Keith Taylor has today called on the European Commission to take urgent action to bring an end to the illegal hunting of wild bird populations in Italy.
The EU Birds Directive provides protection for all wild bird species naturally occurring in the EU. Its was adopted in 1979 as a response to increasing concerns about declines in Europe’s wild bird populations due to pollution, habitat loss and unsustainable land use.
On three occasions, the EU Court of Justice has found that Italian law falls short of EU standards to provide adequate protection for wild birds. A number of regions in Italy have adopted and applied regional legislation authorising hunting, for example in the Southern Alps during the autumn migration, the shotting of chaffinches, bramblings, hawfinches and meadow pipits occurs. These derogations are in clear contravention of Italian legislation and the European Commission wild bird protection guidelines which ban activities that directly threaten birds, such as hunting during periods when birds are most vulnerable.

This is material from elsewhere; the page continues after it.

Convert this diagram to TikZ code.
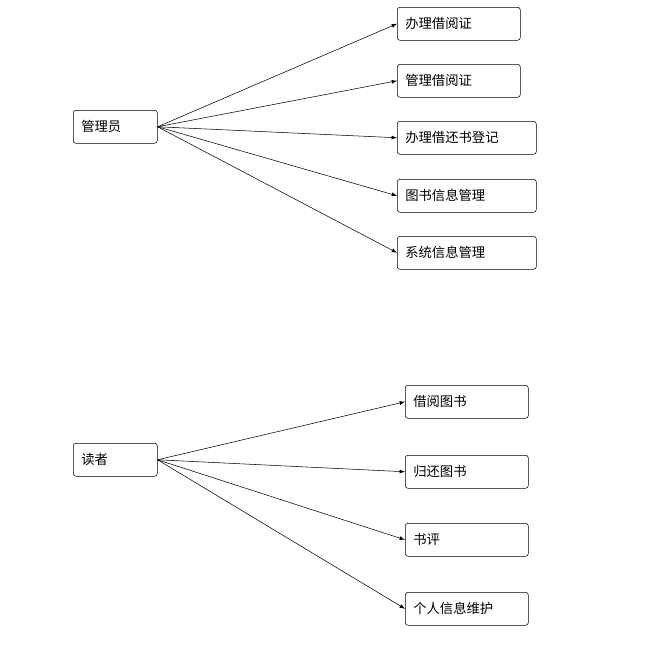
\documentclass[tikz,border=0pt]{standalone}
\usepackage{fontspec}
\setmainfont{Noto Sans CJK SC}
\usetikzlibrary{positioning}
\usetikzlibrary{arrows}

\tikzset{
  fbox/.style={draw, rounded corners=2pt, anchor=north west, inner xsep=6pt,
    inner ysep=0pt, align=left, minimum height=24.75pt, font=\fontsize{10}{12}\selectfont},
  link/.style={-latex, thin}
}

\begin{document}
\begin{tikzpicture}[x=0.75pt,y=-0.75pt]
  \useasboundingbox (0,0) rectangle (648,672);

  \node [fbox, text width=51pt] (admin) at (73,110) {管理员};
  \node [fbox, text width=80.25pt] (f1) at (397,7) {办理借阅证};
  \node [fbox, text width=80.25pt] (f2) at (397,64) {管理借阅证};
  \node [fbox, text width=92.25pt] (f3) at (397,121) {办理借还书登记};
  \node [fbox, text width=92.25pt] (f4) at (397,179) {图书信息管理};
  \node [fbox, text width=92.25pt] (f5) at (397,236) {系统信息管理};

  \node [fbox, text width=51pt] (reader) at (73,443) {读者};
  \node [fbox, text width=80.25pt] (r1) at (405,385) {借阅图书};
  \node [fbox, text width=80.25pt] (r2) at (405,455) {归还图书};
  \node [fbox, text width=80.25pt] (r3) at (405,523) {书评};
  \node [fbox, text width=80.25pt] (r4) at (405,592) {个人信息维护};

  \foreach \t in {f1,f2,f3,f4,f5}
    \draw [link] (admin.east) -- (\t.west);
  \foreach \t in {r1,r2,r3,r4}
    \draw [link] (reader.east) -- (\t.west);
\end{tikzpicture}
\end{document}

Keith said “The EU has over 500 wonderful wild bird species however unfortunately 43% are threatened or facing serious decline. The EU Birds Directive aims to protect these vulnerable bird populations and a report in 2007 reported that the legislation has made a significant difference in protecting many of Europe’s most threatened birds from further decline. This is why it is important to ensure that all EU member states are enforcing the measures that are in place.
“It is important to remember that wild birds, many of which are migratory, are a shared heritage, and that effective conservation requires international co-operation.”
In a letter to the Italian Environment Minister and EU Environment Commissioner Keith calls for swift action to put an end to this practice and ensure that the provisions of the EU Birds Directive are effectively implemented.